Kinsey never made any movement that could have been perceived as aggressive or suspicious. He did not reach into his pockets or waistband. He did not challenge the officer’s authority or shout expletives. He was in full submission, and, he says, more worried about his patient’s safety than his own.
Kinsey was simply a black man, living in Miami, who was trying to do the right thing-- and it almost got him killed.
He was even more surprised, he said, about how he was treated in the aftermath— flipped over, handcuffed and left bleeding on the hot asphalt for some 20 minutes until an ambulance arrived.
That Kinsey, who is now recovering from a single gunshot wound to the leg and expected to be released from Miami Jackson Memorial, escaped with his life is no small relief to those of us who consistently challenge the appropriateness of police violence in non-white communities. But to demand transparency in investigations, when there is one at all, is often met with derisive calls to pay more attention to black-on-black crime, racial epithets strewn across social media and attacks on the victim’s character.
Kinsey is the kind of activist no one writes about. And, if he is invited in for national interviews on cable news shows, it will be the first time anyone has called his name.
Kinsey is a believer. He believes in the power of his community and in the children who live there.

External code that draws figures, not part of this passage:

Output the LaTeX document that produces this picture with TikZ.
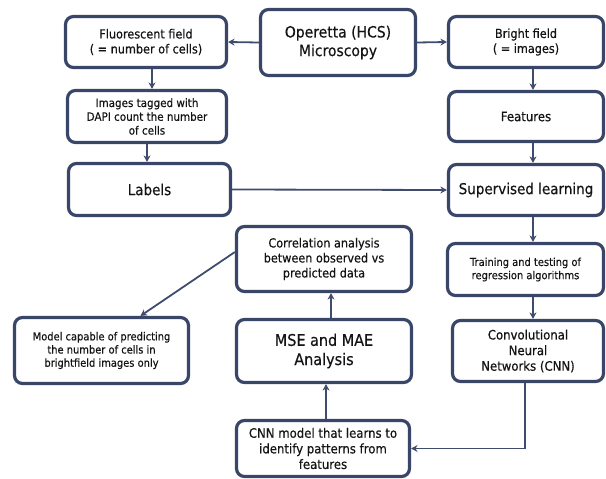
\documentclass[tikz,border=0pt]{standalone}
\usepackage{fontspec}
\setmainfont{DejaVu Sans}[FakeStretch=0.9,FakeBold=0.4]
\usetikzlibrary{arrows.meta}
\definecolor{boxc}{RGB}{58,70,104}
\definecolor{arrc}{RGB}{64,76,110}
\definecolor{txtc}{RGB}{20,20,20}
\newcommand{\fs}[1]{\fontsize{#1}{1.2\dimexpr#1pt\relax}\selectfont}
\begin{document}
\begin{tikzpicture}[x=1pt,y=-1pt,
  box/.style={draw=boxc, line width=3.2pt, rounded corners=8pt, fill=white,
    align=center, inner sep=0pt, text=txtc},
  arr/.style={draw=arrc, line width=1.8pt, -{Stealth[length=6.5pt,width=7pt]}}]
\useasboundingbox (0,0) rectangle (606,479);
\node[box, minimum width=161, minimum height=51, font=\fs{12.5}] (F) at (146,42) {Fluorescent field\\( = number of cells)};
\node[box, minimum width=155, minimum height=66, font=\fs{15.5}] (O) at (338,42.5) {Operetta (HCS)\\Microscopy};
\node[box, minimum width=155, minimum height=51, font=\fs{12.5}] (B) at (526,42) {Bright field\\( = images)};
\node[box, minimum width=155, minimum height=50, font=\fs{13}] (Fe) at (526,116.5) {Features};
\node[box, minimum width=155, minimum height=51, font=\fs{15}] (S) at (526,190) {Supervised learning};
\node[box, minimum width=159, minimum height=52, font=\fs{11.5}] (I) at (147,116.5) {Images tagged with\\DAPI count the number\\of cells};
\node[box, minimum width=162, minimum height=52, font=\fs{15}] (L) at (149.5,189.5) {Labels};
\node[box, minimum width=175, minimum height=65, font=\fs{12.5}] (C) at (324,259) {Correlation analysis\\between observed vs\\predicted data};
\node[box, minimum width=156, minimum height=52, font=\fs{11}] (T) at (525.5,269.5) {Training and testing of\\regression algorithms};
\node[box, minimum width=174, minimum height=66, font=\fs{11}] (M) at (101.5,350.5) {Model capable of predicting\\the number of cells in\\brightfield images only};
\node[box, minimum width=175, minimum height=63, font=\fs{16}] (E) at (324,351) {MSE and MAE\\Analysis};
\node[box, minimum width=151, minimum height=61, font=\fs{13}] (N) at (528,351) {Convolutional\\Neural\\Networks (CNN)};
\node[box, minimum width=173, minimum height=56, font=\fs{13}] (K) at (323,448.5) {CNN model that learns to\\identify patterns from\\features};
\draw[arr] (O.west) -- (F.east);
\draw[arr] (O.east) -- (B.west);
\draw[arr] ([xshift=6pt]F.south) -- ([xshift=6pt]F.south |- I.north);
\draw[arr] (I.south) -- (I.south |- L.north);
\draw[arr] ([xshift=7pt]B.south) -- ([xshift=7pt]B.south |- Fe.north);
\draw[arr] ([xshift=7pt]Fe.south) -- ([xshift=7pt]Fe.south |- S.north);
\draw[arr] (L.east) -- (S.west);
\draw[arr] ([xshift=7pt]S.south) -- ([xshift=7pt]S.south |- T.north);
\draw[arr] ([xshift=7.5pt]T.south) -- ([xshift=7.5pt]T.south |- N.north);
\draw[arr] ([xshift=-3pt]N.south) |- (K.east);
\draw[arr] ([xshift=3pt]K.north) -- ([xshift=3pt]K.north |- E.south);
\draw[arr] ([xshift=7pt]E.north) -- ([xshift=7pt]E.north |- C.south);
\draw[arr] ([yshift=7pt]C.west) -- ([xshift=39pt]M.north);
\end{tikzpicture}
\end{document}
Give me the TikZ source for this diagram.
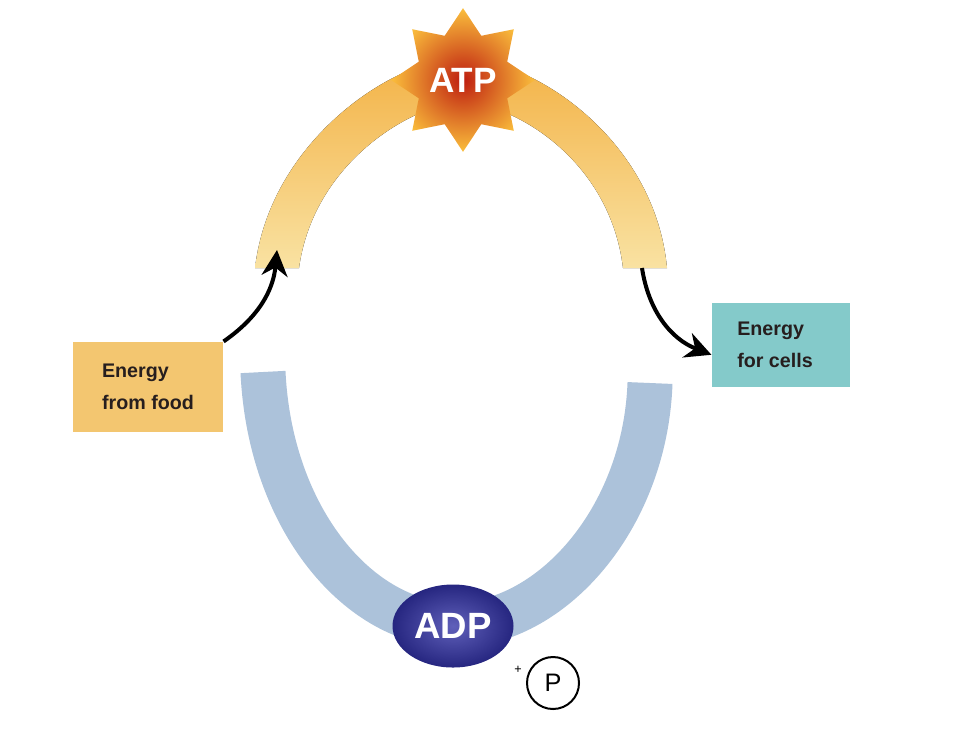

A member of the Circle of Brotherhood, a community-based organization of black men devoted to solving some of our most pressing dilemmas, the married father of five works in one of the most distressed neighborhoods in the country helping to keep troubled youth in school and out of trouble.
That likely won’t matter much to the naysayers who have proven more than willing to justify and write off police brutality. More often than not, it is the victim who faces public trial.
It is rare that a law enforcement officer is charged in such shootings, let alone tried and convicted. For those who wear it, a badge affords a blanket benefit of the doubt and, often, buys the silence of their colleagues.
For the record, I do not buy into the notion of a “perfect victim.” Injustice, as I’ve written, is injustice no matter who it touches or who they were before it touched them.
What I believe is every human being has the inherent right to equal protection under the law and I’ve taught my sons and daughters how to comport themselves, should they encounter a police officer. I have always known that there were no guarantees, but it was like placing an insurance policy on their lives and hoping I never have to cash it in.
However, if Kinsey’s actions are the standard, a North Miami police officer just shot it down.